In September 2003, the unincorporated town’s governing body — the McCloud Community Service District — signed a contract with Nestlé Corp. allowing it to build a million-square-foot plant and bottle up to a half-billion gallons of local spring water per year for its Arrowhead brand. The plant, which would sit on the old mill site, would employ 240 people, and Nestlé’s fees and payments of $300,000 per year would increase the town’s operating budget by one-third.
In a place where water is so abundant that residents hose their driveways in winter to melt snow and ice, cashing in on what was going to waste seemed like getting something for nothing. Ballard was enthusiastic: “I’ll be first in line for a job,” she said.
But four years later, Ballard still works on the dinner train, and the bottling plant remains no more than a blueprint. Soon after the contract was signed, a group of local citizens questioned the plant’s potential effects on their community — its water supply, its quiet character and its world-class fishing streams. And they were outraged at the terms of the contract, which bound them for the next 100 years. The group won a lawsuit in Siskiyou County Court, and the contract was nullified because it was signed prior to the completion of an environmental review and therefore violated the California Environmental Quality Act. But Nestlé appealed, and won. In May, the California Supreme Court refused to hear the case. But the controversy refuses to die. Now the opponents are attacking the proposal from other fronts. And this little town in Northern California, still traumatized by the timber squabbles of the past, has become the opening battleground in a West-wide war over bottled water.
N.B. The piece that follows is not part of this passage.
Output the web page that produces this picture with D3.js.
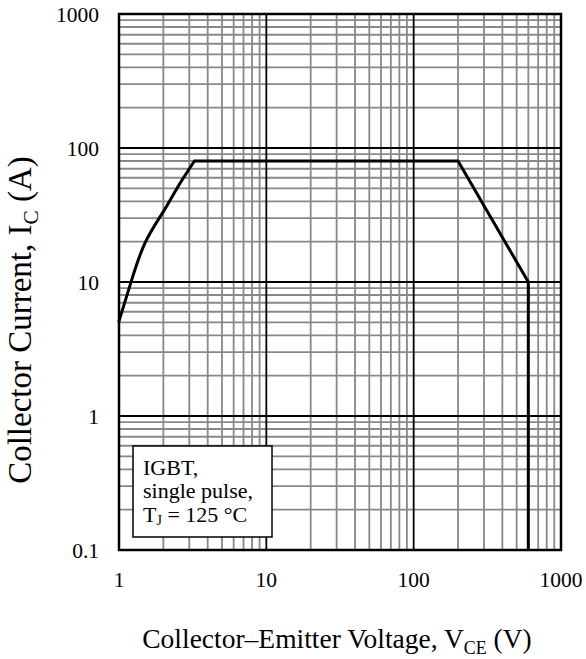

Americans drink more than 8 billion gallons of bottled water every year, spending more than $11 billion annually on Dasani, Aquafina, Evian and other brands. With a growth rate of 10 percent per year, bottled water is the fastest-growing segment of the beverage industry, surpassing milk and likely to outpace soda in the near future. Bottling plants are popping up everywhere, many in rural areas that boast of pristine spring water.
Though often heralded as a clean industry, water bottlers have not been welcomed in some communities. In Mecosta, Mich., citizens won a lawsuit against Nestlé after proving its operations harmed nearby streams and wetlands. Similar battles have erupted in Florida, Texas and Maine. Activists routinely attack the industry as a whole because of its contribution to landfill overflow and because it commercializes what many see as an essential human right. Still, the fight has been slow to ignite in the West, where communities, often reeling from the loss of one extractive industry or another, have generally welcomed the economic promise of bottlers with wide-open arms.
California is now home to more water-bottling facilities than any other state in the nation. Some suck water directly out of springs; others filter the municipal water supply. Nestlé alone has plants scattered from Calistoga, in Napa County, to the Morongo Indian Reservation on the fringes of Los Angeles. In the northern part of the state, Crystal Geyser, Mt. Shasta Spring Water and Dannon are already in operation.
So, when Nestlé’s natural resource manager Dave Palais first arrived in McCloud four years ago, the stage seemed set. His affable nature and casual dress went over well with locals. But when the five-member district board unanimously signed the contract without public review, the love affair abruptly ended. The town was split down the middle like firewood.